The Celtic Freeport, spanning the ports at Milford Haven and Port Talbot in Southwest Wales, was officially launched on March 13.
The official launch follows the freeport opening for business in November 2024.
Freeports are areas created by the government to attract investment into certain regions of the country, supported by a range of tax breaks and customs exemptions for businesses within the freeport area and benefiting from port infrastructure.
The Celtic Freeport is one of 12 such freeports to be established across England, Wales and Scotland since 2022. It is a public-private consortium including Associated British Ports (ABP), Neath Port Talbot Council, Pembrokeshire County Council and the Port of Milford Haven, as well as energy companies, renewables developers, industrial complexes, innovation assets, academic institutions and education providers.
In the Celtic Freeport’s case, it is supported by £26 million of UK government investment, subject to approval of its full business case. This is on top of both UK and Welsh government tax breaks offered to businesses within the freeport.

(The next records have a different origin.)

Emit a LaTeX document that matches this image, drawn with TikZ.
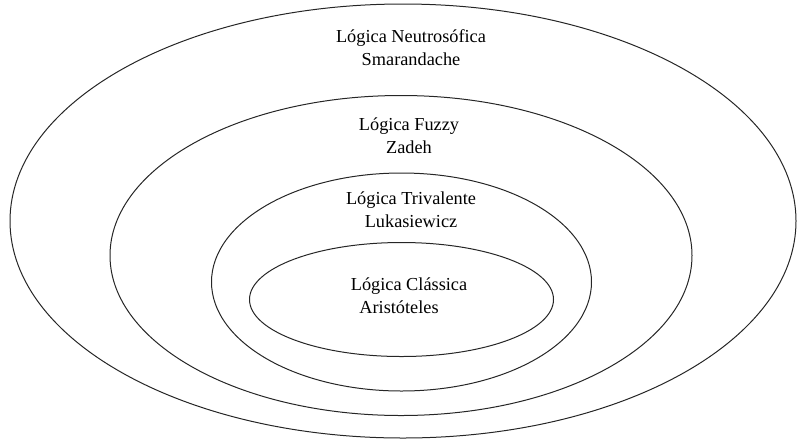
\documentclass[tikz,border=0pt]{standalone}
\usepackage{fontspec}
\setmainfont{Liberation Serif}
\usetikzlibrary{positioning}

\begin{document}
\begin{tikzpicture}
[x=1pt,y=-1pt,ring/.style={draw=black!85,line width=1pt},logic/.style={align=center,inner sep=0pt,font=\rmfamily\fontsize{18.3}{23}\selectfont},]
\useasboundingbox (0,0) rectangle (797,440);

%Neutrosofica
\coordinate (N) at (403,221);
\draw[ring] (N) ellipse (393 and 217);
\node (n) at (411,48)[logic] {Lógica Neutrosófica\\Smarandache};

%Fuzzy
\coordinate (F) at (401,255.5);
\draw[ring] (F) ellipse (291 and 160);
\node (f) at (409,136)[logic] {Lógica Fuzzy\\Zadeh};

%Trivalente
\coordinate (T) at (401.5,282);
\draw[ring] (T) ellipse (190 and 109);
\node (t) at (411,210)[logic] {Lógica Trivalente\\Lukasiewicz};

%Classica
\coordinate (C) at (401.5,299.5);
\draw[ring] (C) ellipse (152 and 57);
\node (c) at (409,296)[logic] {Lógica Clássica\\Aristóteles\hspace*{20pt}};
\end{tikzpicture}
\end{document}
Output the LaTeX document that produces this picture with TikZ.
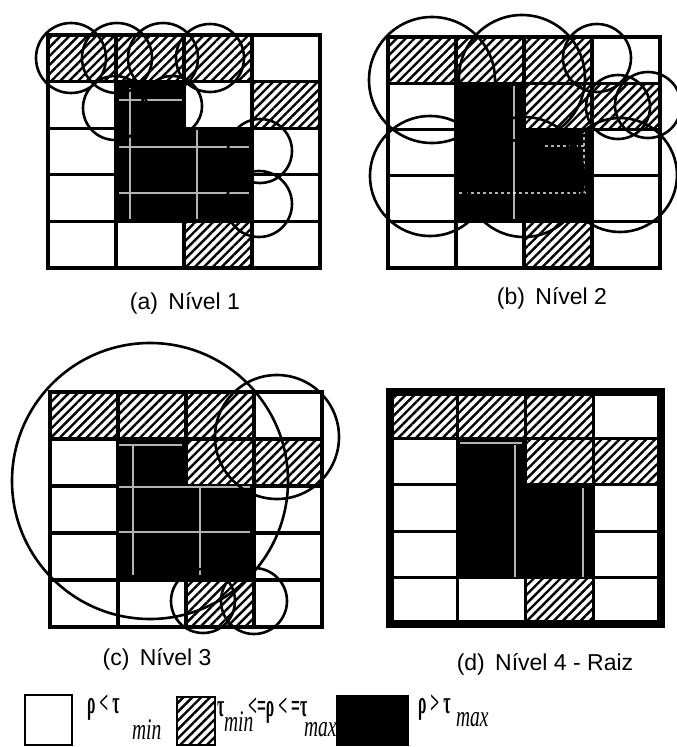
\documentclass[tikz,border=0pt]{standalone}
\usepackage{fontspec}
\setmainfont{Liberation Sans}
\newfontfamily\legfont{Liberation Serif}
\usetikzlibrary{patterns.meta}

\tikzset{
  gridline/.style={line width=3.1pt},
  hatchfill/.style={pattern={Lines[angle=45,distance=6.3pt,line width=2.4pt]}},
  blackfill/.style={fill=black},
  circ/.style={line width=2.6pt},
  lightline/.style={draw=white, opacity=0.7, line width=1.1pt},
  caption/.style={font=\fontsize{23}{27}\selectfont, inner sep=0pt},
  legbox/.style={line width=2.8pt},
  legtext/.style={font=\legfont\bfseries\fontsize{28}{32}\selectfont, inner sep=0pt, anchor=west, xscale=0.56, yscale=1.15},
  legsub/.style={font=\legfont\itshape\fontsize{26}{30}\selectfont, inner sep=0pt, anchor=west, xscale=0.75, yscale=1.15},
}

% #1 x0, #2 y0, #3 cell width, #4 cell height, #5 = 1 if row 2 / col 3 is hatched
\newcommand\gridpanel[5]{%
  \begin{scope}[shift={(#1,#2)}]
  \begin{scope}[x=#3pt,y=-#4pt]
    \fill[blackfill] (1,1) rectangle (2,4);
    \fill[blackfill] (2,2) rectangle (3,4);
    \fill[hatchfill] (0,0) rectangle (3,1);
    \fill[hatchfill] (3,1) rectangle (4,2);
    \fill[hatchfill] (2,4) rectangle (3,5);
    \ifnum#5=1 \fill[hatchfill] (2,1) rectangle (3,2);\fi
    \draw[gridline] (0,0) rectangle (4,5);
    \foreach \i in {1,2,3} \draw[gridline] (\i,0) -- (\i,5);
    \foreach \j in {1,2,3,4} \draw[gridline] (0,\j) -- (4,\j);
  \end{scope}
  \end{scope}}

\begin{document}
\begin{tikzpicture}[x=1pt,y=-1pt]
\useasboundingbox (0,0) rectangle (677,747);

% ---------- (a) Nivel 1 ----------
\gridpanel{48}{35}{68}{46.6}{0}
\draw[lightline] (130,88) -- (130,219) (197,130) -- (197,219)
                 (119,100) -- (182,100) (119,147) -- (249,147) (119,193) -- (249,193);
\draw[circ] (71,58) circle[radius=35pt] (117,58) circle[radius=35pt]
            (163,58) circle[radius=35pt] (210,58) circle[radius=34pt]
            (115,108) circle[radius=32pt] (172,106) circle[radius=30pt]
            (260,151) circle[radius=32pt] (259,204) circle[radius=33pt];
\node[caption] (capa) at (185,303) {(a)\hspace{0.45em}Nível 1};

% ---------- (b) Nivel 2 ----------
\gridpanel{388}{37}{68}{46.2}{1}
\draw[lightline] (514,86) -- (514,219);
\draw[lightline, dashed] (459,193) -- (586,193) (584,131) -- (584,193) (545,146) -- (586,146);
\draw[circ] (432,80) circle[radius=63pt] (522,78) circle[radius=63pt]
            (597,58) circle[radius=34pt] (618,107) circle[radius=32pt]
            (648,105) circle[radius=33pt]
            (430,176) circle[radius=60pt] (524,177) circle[radius=60pt]
            (620,175) circle[radius=57pt];
\node[caption] (capb) at (552,298) {(b)\hspace{0.45em}Nível 2};

% ---------- (c) Nivel 3 ----------
\gridpanel{50}{392}{68}{47}{1}
\draw[lightline] (133,444) -- (133,575) (200,488) -- (200,575)
                 (119,445) -- (182,445) (119,487) -- (250,487) (119,532) -- (250,532);
\draw[circ] (150,481) circle[radius=138pt] (277,437) circle[radius=62pt]
            (203,601) circle[radius=32pt] (254,601) circle[radius=33pt];
\node[caption] (capc) at (157,659) {(c)\hspace{0.45em}Nível 3};

% ---------- (d) Nivel 4 - Raiz ----------
\gridpanel{390}{392}{67.75}{46.4}{1}
\draw[line width=8pt] (390,392) rectangle (661,624);
\draw[lightline] (515,445) -- (515,577) (583,488) -- (583,577) (460,443) -- (522,443);
\node[caption] (capd) at (545,664) {(d)\hspace{0.45em}Nível 4 - Raiz};

% ---------- legend ----------
\draw[legbox] (25,695) rectangle (72,745);
\draw[legbox, hatchfill] (177,697) rectangle (215,745);
\draw[legbox, fill=black] (337,696) rectangle (408,745);
\node[legtext] (l1) at (87,708) {ρ < τ};
\node[legsub] (l1s) at (132,730) {min};
\node[legtext] (l2) at (217,709) {τ};
\node[legsub] (l2s) at (224,722) {min};
\node[legtext] (l2b) at (248,711) {<=ρ < =τ};
\node[legsub] (l2t) at (304,730) {max};
\node[legtext] (l3) at (418,708) {ρ > τ};
\node[legsub] (l3s) at (456,720) {max};
\end{tikzpicture}
\end{document}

Stakeholders in the Celtic Freeport hope that it will create up to 11,500 skilled jobs and attract up to £8.4bn of investment, both from the public and private sectors, as well as adding a projected £8.1bn in economic value (GVA).
They describe the freeport’s vision as creating a “green investment and innovation corridor that will drive inward investment, skills development, and national decarbonisation”.

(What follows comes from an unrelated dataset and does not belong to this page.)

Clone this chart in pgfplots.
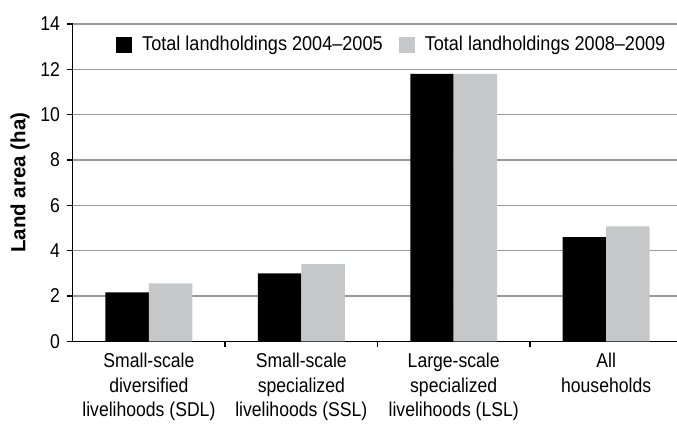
\documentclass[border=0pt]{standalone}
\usepackage{pgfplots}
\pgfplotsset{compat=1.18}
\usepackage{fontspec}
\setmainfont{Liberation Sans}[FakeStretch=0.88]
\newfontfamily\labfont{Liberation Sans}
\newfontfamily\legfont{Liberation Sans}[FakeStretch=0.905]
\definecolor{bargray}{HTML}{C6C7C9}
\definecolor{gridgray}{HTML}{9A9A9A}
\begin{document}
\fontsize{20}{24}\selectfont
\begin{tikzpicture}
\begin{axis}[
  scale only axis, width=604.3pt, height=317.3pt,
  xmin=-0.5, xmax=3.465, ymin=0, ymax=14,
  /pgf/number format/assume math mode=true,
  ytick={0,2,...,14},
  ymajorgrids, grid style={gridgray, line width=1.5pt},
  axis x line*=bottom, axis y line*=left,
  axis line style={black, line width=1.4pt, -},
  tick align=outside, major tick length=6pt,
  tick style={black, line width=1.4pt},
  ytick pos=left, xtick pos=bottom,
  xtick={0.5,1.5,2.5}, xticklabels={},
  extra x ticks={0,1,2,3},
  extra x tick labels={Small-scale\\diversified\\livelihoods (SDL),Small-scale\\specialized\\livelihoods (SSL),Large-scale\\specialized\\livelihoods (LSL),All\\households},
  extra x tick style={major tick length=0pt},
  xticklabel style={align=center, font=\fontsize{20}{24.5}\selectfont, yshift=-5pt},
  yticklabel style={font=\fontsize{20}{24}\selectfont},
  ylabel={Land area (ha)},
  ylabel style={at={([xshift=-52.5pt]axis description cs:0,0.5)}, anchor=center, font=\labfont\bfseries\fontsize{20.5}{24}\selectfont},
  ybar=0pt, bar width=0.285,
  legend columns=2,
  legend style={at={(axis description cs:0.0717,0.934)}, anchor=west, draw=none, fill=none, inner sep=0pt,
    nodes={inner sep=0pt}, font=\legfont\fontsize{20}{24}\selectfont,
    /tikz/every even column/.append style={column sep=16pt}},
  legend image code/.code={\fill[#1] (0pt,-8pt) rectangle (16pt,8pt); \path (26pt,0pt);},
]
\addplot[fill=black, draw=none] coordinates {(0,2.16) (1,3.0) (2,11.8) (3,4.6)};
\addlegendentry{Total landholdings 2004–2005}
\addplot[fill=bargray, draw=none] coordinates {(0,2.56) (1,3.4) (2,11.8) (3,5.07)};
\addlegendentry{Total landholdings 2008–2009}
\coordinate (sw) at (rel axis cs:0,0);
\coordinate (ne) at (rel axis cs:1,1);
\end{axis}
\pgfresetboundingbox
\path[use as bounding box] ([xshift=-72.7pt,yshift=-81.7pt]sw) rectangle ([yshift=24pt]ne);
\end{tikzpicture}
\end{document}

Projects at the freeport include clean energy developments, fuel terminals, a power station, heavy engineering and the steel industry across Southwest Wales.
There are also plans for the Celtic Freeport to support new manufacturing facilities and major port infrastructure upgrades to facilitate the roll-out of floating offshore wind (FLOW) in the Celtic Sea.
The announcement about the freeport’s launch pointed to FLOW in the Celtic Sea as being “key” to making the UK a “clean energy superpower” by 2030.
“The Celtic Freeport is taking significant strides forward with key milestones secured such as the planning consents for the LanzaTech’s sustainable aviation fuel production plants and RWE’s Pembroke Green Hydrogen plant, the launch of the Milford Haven CO2 Project, H2 Energy and Trafigura’s West Wales Hydrogen project securing a hydrogen CfD, Haush establishing a green energy HQ and their green hydrogen plant coming forward at Pembroke Dock and the approval of the wind turbine development to expand Dragon Energy’s Renewables Park,” stated the Celtic Freeport’s CEO, Luciana Ciubotariu.
“These Celtic Freeport partner initiatives, coupled with investments in battery energy storage by RWE and port infrastructure at Port Talbot, are accelerating South Wales’ reindustrialisation and driving a decarbonised economy rich in evolving and new industries,” she added.